● **WHAT YOU ARE ASKED TO DO**
Repeat, exactly and in full, the lines of the listing below, but without any pictures.

● **DATASET SECTION**
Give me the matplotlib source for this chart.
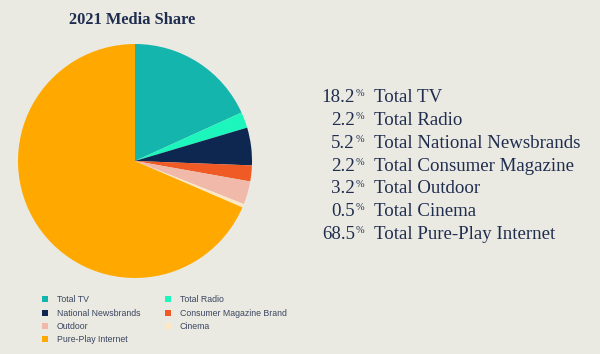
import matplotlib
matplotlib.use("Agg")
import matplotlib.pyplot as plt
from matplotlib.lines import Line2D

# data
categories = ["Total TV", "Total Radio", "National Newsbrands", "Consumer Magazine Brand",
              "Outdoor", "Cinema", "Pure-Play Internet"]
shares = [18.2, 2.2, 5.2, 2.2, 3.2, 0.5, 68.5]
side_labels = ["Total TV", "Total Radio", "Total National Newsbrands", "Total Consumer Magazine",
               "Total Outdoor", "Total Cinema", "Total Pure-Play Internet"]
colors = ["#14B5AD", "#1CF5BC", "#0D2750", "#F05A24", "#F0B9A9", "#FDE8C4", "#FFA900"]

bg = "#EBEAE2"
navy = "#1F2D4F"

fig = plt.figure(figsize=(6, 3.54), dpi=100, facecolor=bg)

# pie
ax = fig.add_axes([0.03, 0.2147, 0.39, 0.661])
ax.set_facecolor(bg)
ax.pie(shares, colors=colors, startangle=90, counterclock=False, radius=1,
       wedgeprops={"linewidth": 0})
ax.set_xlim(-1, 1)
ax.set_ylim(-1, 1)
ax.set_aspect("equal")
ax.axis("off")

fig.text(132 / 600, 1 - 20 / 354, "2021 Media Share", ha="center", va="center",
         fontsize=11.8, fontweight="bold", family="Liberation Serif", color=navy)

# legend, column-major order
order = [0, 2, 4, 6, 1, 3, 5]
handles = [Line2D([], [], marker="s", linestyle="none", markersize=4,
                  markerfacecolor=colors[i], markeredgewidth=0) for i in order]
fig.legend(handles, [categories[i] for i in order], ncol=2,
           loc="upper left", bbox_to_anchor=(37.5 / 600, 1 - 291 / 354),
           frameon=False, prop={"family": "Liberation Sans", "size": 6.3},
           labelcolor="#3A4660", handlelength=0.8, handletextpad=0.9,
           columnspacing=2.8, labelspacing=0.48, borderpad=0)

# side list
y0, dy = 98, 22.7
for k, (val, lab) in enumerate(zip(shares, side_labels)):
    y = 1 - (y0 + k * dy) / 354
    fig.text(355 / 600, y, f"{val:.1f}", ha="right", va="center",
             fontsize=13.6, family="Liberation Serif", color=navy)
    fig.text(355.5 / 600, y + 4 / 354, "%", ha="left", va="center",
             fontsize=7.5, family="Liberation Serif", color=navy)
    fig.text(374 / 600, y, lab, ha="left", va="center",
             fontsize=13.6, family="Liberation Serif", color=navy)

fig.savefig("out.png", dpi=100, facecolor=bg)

● **EXERCISE SOLUTION**
Give me the matplotlib source for this chart.
import matplotlib
matplotlib.use("Agg")
import matplotlib.pyplot as plt
from matplotlib.lines import Line2D

# data
categories = ["Total TV", "Total Radio", "National Newsbrands", "Consumer Magazine Brand",
              "Outdoor", "Cinema", "Pure-Play Internet"]
shares = [18.2, 2.2, 5.2, 2.2, 3.2, 0.5, 68.5]
side_labels = ["Total TV", "Total Radio", "Total National Newsbrands", "Total Consumer Magazine",
               "Total Outdoor", "Total Cinema", "Total Pure-Play Internet"]
colors = ["#14B5AD", "#1CF5BC", "#0D2750", "#F05A24", "#F0B9A9", "#FDE8C4", "#FFA900"]

bg = "#EBEAE2"
navy = "#1F2D4F"

fig = plt.figure(figsize=(6, 3.54), dpi=100, facecolor=bg)

# pie
ax = fig.add_axes([0.03, 0.2147, 0.39, 0.661])
ax.set_facecolor(bg)
ax.pie(shares, colors=colors, startangle=90, counterclock=False, radius=1,
       wedgeprops={"linewidth": 0})
ax.set_xlim(-1, 1)
ax.set_ylim(-1, 1)
ax.set_aspect("equal")
ax.axis("off")

fig.text(132 / 600, 1 - 20 / 354, "2021 Media Share", ha="center", va="center",
         fontsize=11.8, fontweight="bold", family="Liberation Serif", color=navy)

# legend, column-major order
order = [0, 2, 4, 6, 1, 3, 5]
handles = [Line2D([], [], marker="s", linestyle="none", markersize=4,
                  markerfacecolor=colors[i], markeredgewidth=0) for i in order]
fig.legend(handles, [categories[i] for i in order], ncol=2,
           loc="upper left", bbox_to_anchor=(37.5 / 600, 1 - 291 / 354),
           frameon=False, prop={"family": "Liberation Sans", "size": 6.3},
           labelcolor="#3A4660", handlelength=0.8, handletextpad=0.9,
           columnspacing=2.8, labelspacing=0.48, borderpad=0)

# side list
y0, dy = 98, 22.7
for k, (val, lab) in enumerate(zip(shares, side_labels)):
    y = 1 - (y0 + k * dy) / 354
    fig.text(355 / 600, y, f"{val:.1f}", ha="right", va="center",
             fontsize=13.6, family="Liberation Serif", color=navy)
    fig.text(355.5 / 600, y + 4 / 354, "%", ha="left", va="center",
             fontsize=7.5, family="Liberation Serif", color=navy)
    fig.text(374 / 600, y, lab, ha="left", va="center",
             fontsize=13.6, family="Liberation Serif", color=navy)

fig.savefig("out.png", dpi=100, facecolor=bg)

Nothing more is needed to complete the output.